ABC
dos Novos Direitos e Deveres
Dilemas para o Século XXI
Direitos Globais no Universo em Mutação
Muito
além do "homem-bomba"
Karla Hansen
Uma
mulher jovem e bonita chega a um lugar miserável
e se dirige a uma barreira militar. Um soldado,
mais jovem que ela, abre sua bolsa, revira
suas roupas como à procura de uma
arma. Ele tem uma expressão fria
e hostil, os dois não trocam uma
palavra sequer, apenas olhares. O outro
não é só um estranho,
mas uma ameaça.
Desde
essa primeira cena até os créditos
finais do filme Paradise Now meu coração
adquiriu um novo ritmo e custou a voltar
ao normal. A trama criada por Hany Abu-Assad,
diretor e um dos roteiristas, sobre dois
amigos palestinos recrutados para atuarem
como "homens-bomba" num atentado
em Tel-Aviv - ao mesmo tempo, indicado e
boicotado ao Oscar de melhor filme estrangeiro
- estabelece com o público uma relação
de tensão permanente, nos fazendo
sentir como seus personagens, com o corpo
atado a uma bomba que está a ponto
de explodir. Desse modo, o autor nos coloca
no meio do conflito - este sim, explosivo
- entre israelenses e palestinos e nos tira
do lugar confortável de meros espectadores
passivos, indiferentes, às vezes,
da história.
Khaled
e Said são dois jovens, amigos de
infância, que nasceram, cresceram
e vivem num campo de refugiados palestinos.

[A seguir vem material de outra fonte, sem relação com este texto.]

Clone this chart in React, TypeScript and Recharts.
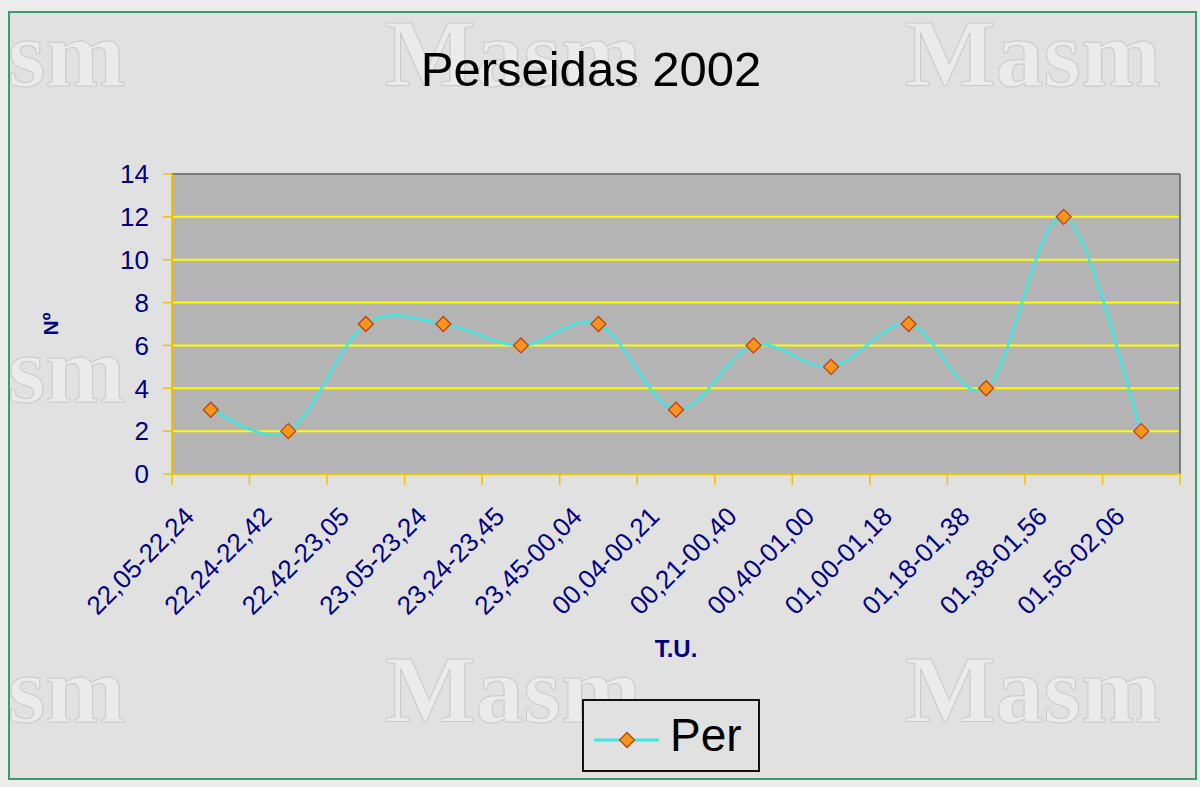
import React from 'react';
import { LineChart, Line, XAxis, YAxis, CartesianGrid, ReferenceLine, Legend } from 'recharts';

const categories = [
  '22,05-22,24', '22,24-22,42', '22,42-23,05', '23,05-23,24', '23,24-23,45',
  '23,45-00,04', '00,04-00,21', '00,21-00,40', '00,40-01,00', '01,00-01,18',
  '01,18-01,38', '01,38-01,56', '01,56-02,06',
];
const perValues = [3, 2, 7, 7, 6, 7, 3, 6, 5, 7, 4, 12, 2];
const yTicks = [0, 2, 4, 6, 8, 10, 12, 14];
const seriesName = 'Per';
const title = 'Perseidas 2002';
const yLabel = 'Nº';
const xLabel = 'T.U.';
const watermark = 'Masm';

const data = categories.map((c, i) => ({ pos: i + 0.5, cat: c, per: perValues[i] }));
const xTicks: number[] = [];
for (let i = 0; i <= categories.length; i++) {
  xTicks.push(i);
  if (i < categories.length) xTicks.push(i + 0.5);
}

const FONT = '"Liberation Sans", Arial, sans-serif';
const NAVY = '#000080';
const AXIS_YELLOW = '#f2c200';
const LINE_CYAN = '#3fe6e2';

// Excel-like smoothed curve (Catmull-Rom style Bezier)
function excelCurve(context: any) {
  let pts: number[][] = [];
  return {
    areaStart() {},
    areaEnd() {},
    lineStart() { pts = []; },
    lineEnd() {
      const n = pts.length;
      if (!n) return;
      context.moveTo(pts[0][0], pts[0][1]);
      for (let i = 0; i < n - 1; i++) {
        const p0 = pts[i - 1] || pts[i];
        const p1 = pts[i];
        const p2 = pts[i + 1];
        const p3 = pts[i + 2] || pts[i + 1];
        const c1x = p1[0] + (p2[0] - p0[0]) / 6;
        const c1y = p1[1] + (p2[1] - p0[1]) / 6;
        const c2x = p2[0] - (p3[0] - p1[0]) / 6;
        const c2y = p2[1] - (p3[1] - p1[1]) / 6;
        context.bezierCurveTo(c1x, c1y, c2x, c2y, p2[0], p2[1]);
      }
    },
    point(x: number, y: number) { pts.push([+x, +y]); },
  };
}

const Diamond = (props: any) => {
  const { cx, cy } = props;
  if (cx == null || cy == null) return null;
  const r = 7.5;
  return (
    <polygon
      points={`${cx},${cy - r} ${cx + r},${cy} ${cx},${cy + r} ${cx - r},${cy}`}
      fill="#f7941d"
      stroke="#c2410c"
      strokeWidth={1.3}
    />
  );
};

const XTick = (props: any) => {
  const { x, y, payload } = props;
  const v = payload.value;
  if (Number.isInteger(v)) {
    return <line x1={x} y1={y} x2={x} y2={y + 11} stroke={AXIS_YELLOW} strokeWidth={1.5} />;
  }
  const label = categories[Math.floor(v)];
  const tx = x - 15;
  const ty = y + 44;
  return (
    <text
      x={tx}
      y={ty}
      transform={`rotate(-45 ${tx} ${ty})`}
      textAnchor="end"
      fill={NAVY}
      fontSize={26}
      fontFamily={FONT}
    >
      {label}
    </text>
  );
};

const LegendContent = () => (
  <div style={{ position: 'relative', width: 178, height: 73, boxSizing: 'border-box', border: '2px solid #111', background: '#e1e1e1' }}>
    <svg width={70} height={30} style={{ position: 'absolute', left: 8, top: 24 }}>
      <line x1={2} y1={15} x2={67} y2={15} stroke={LINE_CYAN} strokeWidth={3} />
      <polygon points="35,7.5 42.5,15 35,22.5 27.5,15" fill="#f7941d" stroke="#c2410c" strokeWidth={1.3} />
    </svg>
    <span style={{ position: 'absolute', left: 86, top: 8, fontFamily: FONT, fontSize: 46, lineHeight: '52px', color: '#000' }}>
      {seriesName}
    </span>
  </div>
);

// watermark grid: left column shows only the visible tail of the word
const wmCols = [{ x: 8, text: watermark.slice(2) }, { x: 385, text: watermark }, { x: 905, text: watermark }];
const wmRows = [86, 402, 722];

export default function App() {
  return (
    <div style={{ position: 'absolute', left: 0, top: 0, width: 1200, height: 787, background: '#ececec', overflow: 'hidden' }}>
      <div style={{ position: 'absolute', left: 8, top: 11, width: 1189, height: 769, boxSizing: 'border-box', border: '2px solid #3d9a73', background: '#e1e1e1' }} />
      <svg width={1200} height={787} style={{ position: 'absolute', left: 0, top: 0 }}>
        {wmRows.map((ry) =>
          wmCols.map((c) => (
            <text
              key={`${c.x}-${ry}`}
              x={c.x}
              y={ry}
              fontFamily='"Liberation Serif", "Times New Roman", serif'
              fontWeight="bold"
              fontSize={96}
              fill="#ebebeb"
              stroke="#c9c9c9"
              strokeWidth={1}
            >
              {c.text}
            </text>
          ))
        )}
        <text x={591} y={86} textAnchor="middle" fontFamily={FONT} fontSize={49} fill="#000">
          {title}
        </text>
      </svg>
      <div style={{ position: 'absolute', left: 0, top: 0 }}>
        <LineChart
          width={1200}
          height={787}
          data={data}
          margin={{ top: 174, right: 20, bottom: 113, left: 42 }}
          style={{ fontFamily: FONT }}
        >
          <CartesianGrid vertical={false} stroke="#ffff00" strokeWidth={2} fill="#b4b4b4" fillOpacity={1} />
          <XAxis
            dataKey="pos"
            type="number"
            domain={[0, categories.length]}
            ticks={xTicks}
            interval={0}
            tick={<XTick />}
            tickLine={false}
            tickSize={0}
            tickMargin={0}
            axisLine={{ stroke: AXIS_YELLOW, strokeWidth: 2 }}
            height={200}
            allowDataOverflow
            label={{
              content: (p: any) => {
                const vb = p.viewBox || { x: 172, y: 474, width: 1008, height: 200 };
                return (
                  <text x={vb.x + vb.width / 2} y={vb.y + 183} textAnchor="middle" fill={NAVY} fontSize={24} fontWeight="bold" fontFamily={FONT}>
                    {xLabel}
                  </text>
                );
              },
            }}
          />
          <YAxis
            type="number"
            domain={[0, 14]}
            ticks={yTicks}
            interval={0}
            width={130}
            tick={{ fill: NAVY, fontSize: 26, fontFamily: FONT }}
            tickSize={9}
            tickMargin={14}
            tickLine={{ stroke: AXIS_YELLOW, strokeWidth: 1.5 }}
            axisLine={{ stroke: AXIS_YELLOW, strokeWidth: 2 }}
            label={{
              content: (p: any) => {
                const vb = p.viewBox || { x: 42, y: 174, width: 130, height: 300 };
                const lx = vb.x + 16;
                const ly = vb.y + vb.height / 2;
                return (
                  <text x={lx} y={ly} transform={`rotate(-90 ${lx} ${ly})`} textAnchor="middle" fill={NAVY} fontSize={21} fontWeight="bold" fontFamily={FONT}>
                    {yLabel}
                  </text>
                );
              },
            }}
          />
          <ReferenceLine y={14} stroke="#7a7a7a" strokeWidth={2} />
          <ReferenceLine x={categories.length} stroke="#7a7a7a" strokeWidth={2} />
          <Line
            dataKey="per"
            name={seriesName}
            type={excelCurve as any}
            stroke={LINE_CYAN}
            strokeWidth={2.5}
            dot={<Diamond />}
            activeDot={false}
            isAnimationActive={false}
          />
          <Legend
            layout="vertical"
            align="center"
            verticalAlign="middle"
            content={<LegendContent />}
            wrapperStyle={{ left: 582, top: 699, width: 178, height: 73 }}
          />
        </LineChart>
      </div>
    </div>
  );
}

Pobres, sem perspectivas de vida, têm
um subemprego numa oficina mecânica
de carros e passam o tempo livre ocioso.
São apresentados como dois jovens
comuns que poderiam viver em qualquer periferia
do mundo, até o momento em que são
chamados pelo professor da comunidade local,
representante de um grupo extremista, para
fazerem parte de um atentado suicida em
Tel Aviv.
Paradoxalmente,
esse professor dá aulas para crianças
e é também o intelectual da
operação, quem oferece instruções
e dá um suporte moral, religioso
e filosófico aos jovens, que dali
a poucos dias deverão explodir pelos
ares e levar com eles outras tantas vidas.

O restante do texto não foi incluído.